2. Are your client communications professional?
Investors
expect your reporting to be clear, concise, and highly customized to
their needs. This statement holds especially true for institutional
investors. Organizations that can meet these expectations will have an
immense competitive advantage over those that cannot. If your current
system does not deliver the level of reporting your clients expect, you
will run the risk of falling behind.
Your client expectations are
not limited to the form and content of reporting, but also to how you
deliver information. They expect instant access to real-time
information, be it through a web portal or a mobile platform to stay
relevant and highly competitive, your systems must be flexible enough to
send and receive communications via any channel of your client’s
choosing.
3. Struggling to cope with complex global investments?
Dealing
with multiple regional and global investment regulations such as UCITS V
and VI, Solvency II, AIFMD, and EMIR is a daunting task. All these
regulations require you to maintain reliable, accurate, and transparent
data. To comply with these regulations, you need Workflow Management,
Data Management, and accurate reporting. Data, managing risk, and
maintaining accuracy is critical to comply with regulatory reporting
requirements.
With the increase in data sources and data
complexities, your organizations need solution providers who can help
you manage your data. Your system must not only be scalable but also
provide actionable business intelligence in a format that is easily
understood.
4. Finding it hard to achieve Integration of disparate systems?
Real
integration is not a matter of simply connecting systems – your systems
must be able to talk to each other seamlessly. Manually moving data
from one system to another affects your efficiency, thereby, increasing
the risk of errors. Integrating disparate systems not only reduces these
risks but also improves efficiency by ensuring that back office and
front office personnel can view transactions, cash positions, and
holdings identically. This ensures that the entries are recorded
accurately in your Investment Book of Records (IBOR).
Many
organizations use multiple systems for accounting, reporting,
reconciliation and managing client information. If different vendors
have provided these systems, making them talk to each other could be a
challenging process. If you have workarounds or portfolios that reside
outside of your legacy system, it is time to rethink its usability. Your
system must allow centralized and standardized portfolio management
activity. In an end-to-end portfolio management solution that is built
on open architecture, the work of multiple systems is consolidated into a
single platform. Such a solution will allow easy access to third-party
systems or any other system that is built in-house, thereby enabling you
to reduce technology footprint while driving greater efficiency.

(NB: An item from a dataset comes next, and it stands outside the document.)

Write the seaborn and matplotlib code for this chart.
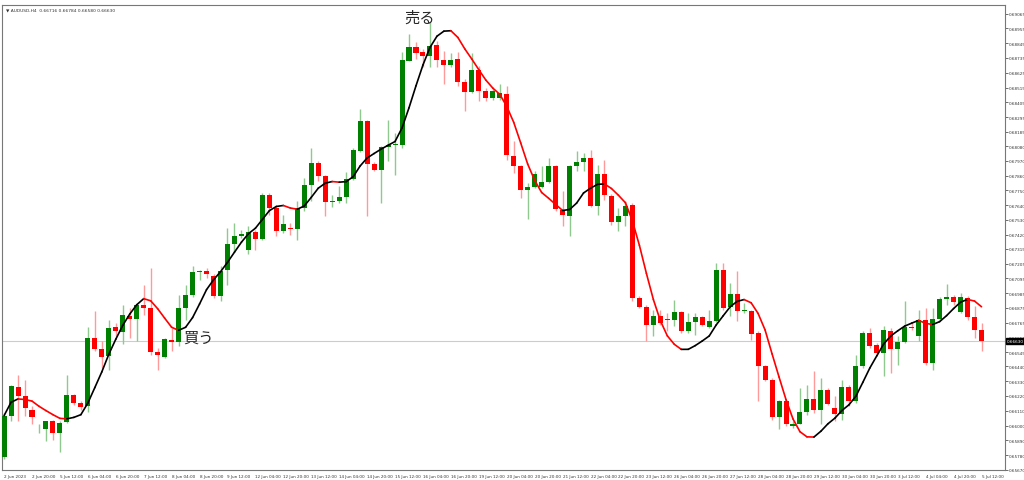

5. Escalating legal and compliance costs?
A
2013 survey of Chief Technology Officers suggests that one of the
biggest operations and technology challenges that asset managers face is
to comply with the current and future regulatory requirements. The
complex regulations make outdated reporting systems more of a liability
than an asset. The compliance costs of regulations such as AIFMD, UCITS
V, and VI, or FATCA-are overtaking many budgets. Additionally,
aggregating data from different systems for compliance reporting is a
risky and resource-consuming process. To reduce these risks and costs
simultaneously, your system must be prepared to deliver consolidated
reporting, by leveraging automation, integration, and standardization of
data from various sources. Your systems must also eliminate the manual
compilation of data for reporting, thereby increasing efficiency and
cutting associated compliance labor costs while ensuring integrity,
consistency, and reducing your operating risk.
6. Being scrutinized by Investors’ due diligence?
After
surviving the global economic crisis of 2008, institutional investors
have become extremely wary of due diligence, leading to immense scrutiny
of operations. The 2008 crisis exposed operational risks – the risk of
failure that not only involved market forces but also the lack of
infrastructure and controls. Investors have also become increasingly
tech-savvy; they are asking the right questions and know what to find.
To remain competitive in this vital market, your system must stand up to
the intense investor scrutiny. You must show that you have the controls
in place to manage the risks efficiently and that you are already
adhering to well-organized processes. If Investors sense any gaps in
your workflow and find that you are dependent on manual processes and
workarounds, they will take their money elsewhere.
7. Legacy systems are not supported, serviced, or enhanced in the way you expect?
A
product is only as good as its provider. Is you provider paying enough
attention to you after the sale with 24/7 support? Does your provider
have a track record of continuous product updates? Do they provide
product training? Are they attentive to your suggestions or new ideas?
Your provider must provide long-term support if you want your new system
to last. Your product must be scalable, flexible, and must be built on
open source technologies. In addition, your provider must not only help
you set up but also ensure that your systems perform optimally without
any disruptions. A relationship is a two-way street; as such, providers
must be able to respond to your issues quickly, and also help your
business adopt new functionality as and when it is needed.
Invest in your growth
A
portfolio management system is the heart of your business. With a weak
system, your business can be at serious risk, and you may not have the
time to address it before it fails completely. Investing in technology
will give you greater efficiency, reduced risks, and help you make
informed decisions. Your provider, therefore, must have a proven track
record of being committed to long-standing services, continuous
improvement, and support you as you grow.